Security Tips

While technology makes using cryptocurrencies simple - there are still security concerns.

You need to be cautious when utilizing cryptocurrencies, wallets and exchanges. While necessary as a bookmaker, we want to share some security tips to ensure everything goes smoothly.

    1. Always Control Your Private Keys

There are plenty of software wallets where you can manage all of your cryptocurrencies in a single central wallet while maintaining control of the private keys for the wallet address.

*TIP* - If you don’t control the private keys to your wallet, you don’t control your cryptocurrencies.

    2. Copy/Paste Wallet Addresses

Wallet addresses are randomly generated and it’s easy to make a mistake typing it out. Always make sure you copy/paste a wallet address into the address field when sending cryptocurrencies.

If you accidentally send cryptocurrencies to the wrong address, there’s no recourse.

    3. Utilize Cold Storage (Hardware Wallets)

Let’s say you have $10,000 in cryptocurrencies. You don’t need to keep it all in a hot wallet.

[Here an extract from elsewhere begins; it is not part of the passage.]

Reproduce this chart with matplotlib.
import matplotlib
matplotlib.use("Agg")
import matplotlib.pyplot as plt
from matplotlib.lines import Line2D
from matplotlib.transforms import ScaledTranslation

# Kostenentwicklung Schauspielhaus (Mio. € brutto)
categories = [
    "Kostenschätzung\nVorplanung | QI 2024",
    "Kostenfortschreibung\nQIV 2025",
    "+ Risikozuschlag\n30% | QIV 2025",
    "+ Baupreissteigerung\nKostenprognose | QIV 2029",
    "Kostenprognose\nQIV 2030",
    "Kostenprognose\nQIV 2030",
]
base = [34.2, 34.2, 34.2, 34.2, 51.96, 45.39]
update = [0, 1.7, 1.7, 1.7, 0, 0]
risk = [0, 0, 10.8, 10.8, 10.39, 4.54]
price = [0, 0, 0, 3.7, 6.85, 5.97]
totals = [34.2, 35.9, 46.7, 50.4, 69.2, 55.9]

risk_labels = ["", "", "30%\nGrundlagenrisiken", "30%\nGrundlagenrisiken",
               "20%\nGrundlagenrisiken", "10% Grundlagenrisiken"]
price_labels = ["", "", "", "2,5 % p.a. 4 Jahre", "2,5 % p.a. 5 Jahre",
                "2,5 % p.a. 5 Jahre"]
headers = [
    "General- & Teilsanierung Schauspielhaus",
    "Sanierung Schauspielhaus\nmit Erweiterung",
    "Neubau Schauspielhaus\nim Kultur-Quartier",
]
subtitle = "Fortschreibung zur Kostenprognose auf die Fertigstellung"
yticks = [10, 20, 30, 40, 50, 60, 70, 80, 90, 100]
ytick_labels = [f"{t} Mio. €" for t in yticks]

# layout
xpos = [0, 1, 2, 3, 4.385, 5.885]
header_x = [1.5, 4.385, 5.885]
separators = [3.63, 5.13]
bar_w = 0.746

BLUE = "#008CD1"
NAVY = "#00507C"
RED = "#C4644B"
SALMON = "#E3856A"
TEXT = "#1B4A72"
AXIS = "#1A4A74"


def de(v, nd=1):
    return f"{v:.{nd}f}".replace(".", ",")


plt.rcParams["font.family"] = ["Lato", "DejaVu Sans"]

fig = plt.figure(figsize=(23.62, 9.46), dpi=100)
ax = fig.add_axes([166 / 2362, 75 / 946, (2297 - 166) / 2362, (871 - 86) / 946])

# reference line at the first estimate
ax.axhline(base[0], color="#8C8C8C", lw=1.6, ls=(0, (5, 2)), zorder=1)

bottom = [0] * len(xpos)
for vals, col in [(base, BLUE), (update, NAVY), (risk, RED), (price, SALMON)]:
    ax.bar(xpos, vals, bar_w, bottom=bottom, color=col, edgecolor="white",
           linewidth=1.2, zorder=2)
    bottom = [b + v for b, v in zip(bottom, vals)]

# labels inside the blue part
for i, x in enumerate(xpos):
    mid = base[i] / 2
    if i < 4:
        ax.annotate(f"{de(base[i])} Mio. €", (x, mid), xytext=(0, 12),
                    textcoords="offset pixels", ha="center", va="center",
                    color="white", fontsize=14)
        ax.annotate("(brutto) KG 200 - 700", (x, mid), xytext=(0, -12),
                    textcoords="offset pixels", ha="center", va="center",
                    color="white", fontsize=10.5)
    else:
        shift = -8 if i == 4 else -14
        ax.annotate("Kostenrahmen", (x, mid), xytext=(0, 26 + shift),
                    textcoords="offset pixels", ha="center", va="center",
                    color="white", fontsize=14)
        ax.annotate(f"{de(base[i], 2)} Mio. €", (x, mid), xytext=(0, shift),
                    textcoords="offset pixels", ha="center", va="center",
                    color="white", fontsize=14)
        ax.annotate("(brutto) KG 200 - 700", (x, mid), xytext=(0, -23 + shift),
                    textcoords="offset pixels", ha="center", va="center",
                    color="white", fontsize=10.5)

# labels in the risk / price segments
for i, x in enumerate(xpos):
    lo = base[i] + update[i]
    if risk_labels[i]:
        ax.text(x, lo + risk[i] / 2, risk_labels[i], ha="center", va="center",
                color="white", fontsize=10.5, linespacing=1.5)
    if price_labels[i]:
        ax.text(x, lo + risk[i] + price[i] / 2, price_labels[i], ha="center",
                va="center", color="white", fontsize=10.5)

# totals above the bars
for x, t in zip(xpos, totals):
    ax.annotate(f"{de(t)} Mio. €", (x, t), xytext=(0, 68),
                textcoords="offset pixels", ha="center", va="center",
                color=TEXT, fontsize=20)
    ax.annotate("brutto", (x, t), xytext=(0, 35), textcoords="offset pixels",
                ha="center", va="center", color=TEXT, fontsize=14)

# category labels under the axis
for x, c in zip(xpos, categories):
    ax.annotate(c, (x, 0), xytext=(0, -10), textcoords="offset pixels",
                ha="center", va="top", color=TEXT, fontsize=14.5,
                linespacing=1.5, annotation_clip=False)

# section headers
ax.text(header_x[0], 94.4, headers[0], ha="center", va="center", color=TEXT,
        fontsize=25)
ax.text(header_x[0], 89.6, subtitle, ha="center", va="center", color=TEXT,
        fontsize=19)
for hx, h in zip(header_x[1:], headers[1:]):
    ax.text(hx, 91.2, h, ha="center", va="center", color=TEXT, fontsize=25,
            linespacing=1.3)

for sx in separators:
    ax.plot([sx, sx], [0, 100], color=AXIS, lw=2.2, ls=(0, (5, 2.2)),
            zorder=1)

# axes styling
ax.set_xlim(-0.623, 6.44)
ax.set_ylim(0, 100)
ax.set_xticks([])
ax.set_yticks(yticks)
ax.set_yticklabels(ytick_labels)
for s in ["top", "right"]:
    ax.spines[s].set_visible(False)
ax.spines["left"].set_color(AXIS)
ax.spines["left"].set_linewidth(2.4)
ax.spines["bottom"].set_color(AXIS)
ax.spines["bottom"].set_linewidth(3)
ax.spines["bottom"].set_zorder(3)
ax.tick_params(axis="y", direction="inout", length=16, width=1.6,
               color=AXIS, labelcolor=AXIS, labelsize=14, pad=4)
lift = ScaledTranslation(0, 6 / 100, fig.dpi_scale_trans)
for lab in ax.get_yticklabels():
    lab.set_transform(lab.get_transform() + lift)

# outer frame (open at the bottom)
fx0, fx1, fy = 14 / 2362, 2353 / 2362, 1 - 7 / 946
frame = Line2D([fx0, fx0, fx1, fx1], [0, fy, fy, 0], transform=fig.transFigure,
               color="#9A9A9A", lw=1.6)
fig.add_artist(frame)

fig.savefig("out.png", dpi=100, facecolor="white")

Cold storage is more secure if you’re going to hold cryptocurrencies. Ledger Nano offers the best hardware wallets and this is the safest way to store your excess cryptocurrencies.

That brings us to our next cryptocurrency security tip.

    4. Avoid Storing Cryptocurrencies On Exchanges

You don’t control the private keys when you store your cryptocurrencies on exchanges.

Some of the biggest cryptocurrency exchanges have been compromised (hacked) or the owners have disappeared with the money. Your cryptocurrencies are never safe on exchanges.

Utilize a software wallet (desktop/mobile) where you control the private keys for added security.

    5. Secure Your Wallets / Exchange Accounts

Make sure you do your best to create secure wallets/accounts.

Create a strong password, utilize two-factor authentication (2FA), generate new addresses every time you complete a transaction and ensure any web services you use are secure (HTTPS/SSL).

It’s important to keep your devices (PC/smartphone) and email account secure as well.

    6. Watch Out for Volatility

If you’re new to cryptocurrencies, they’re extremely volatile. It isn’t uncommon for the market swing in either direction in big increments (10%+). You can lose a lot of value in some cases.

The best way to avoid volatility completely is to hold your cryptocurrency balance in a crypto that is backed by the US dollar. Tether is the most popular $USD backed cryptocurrency.

What this means is each Tether is worth $1, as it’s backed up by $1. The value doesn’t change.

    7. Avoid Auto-Updates (Wallets, Apps, etc.)

Most cryptocurrency wallets and apps will have a setting to auto-update.

It’s recommended to turn this setting off, as you don’t want to auto-update any apps. It’s always a better idea to wait until the community reports on any security flaws or bugs.

Many updates in the past have had bugs/flaws that put people’s cryptocurrencies at risk.

    8. Don’t Use Public Wi-Fi

Utilizing Wi-Fi to access anything crypto related is too risky due to the security flaws.

If you absolutely have to, make sure you’re using a virtual private network (VPN). Even if you’re using a secure connection, it’s never a bad idea to use a VPN to improve your security online.

    9. Cash Out Regularly

You can use cryptocurrency exchanges to cash out to fiat money any time you want.

It’s a quick, seamless process once your exchange account is approved. Make sure you’re aware of any tax obligations you may need to fulfill prior to withdrawing, though.


We’ve been using cryptocurrencies as bookies for several years now.

It can be intimidating when you initially start, but with our help, you’ll be fine. Just keep in mind that holding cryptocurrencies isn’t the same as holding money in the bank.

For one, your money isn’t insured. If something happens to your cryptocurrencies there’s nothing that you can do. That’s why you should only maintain a balance suitable for your needs.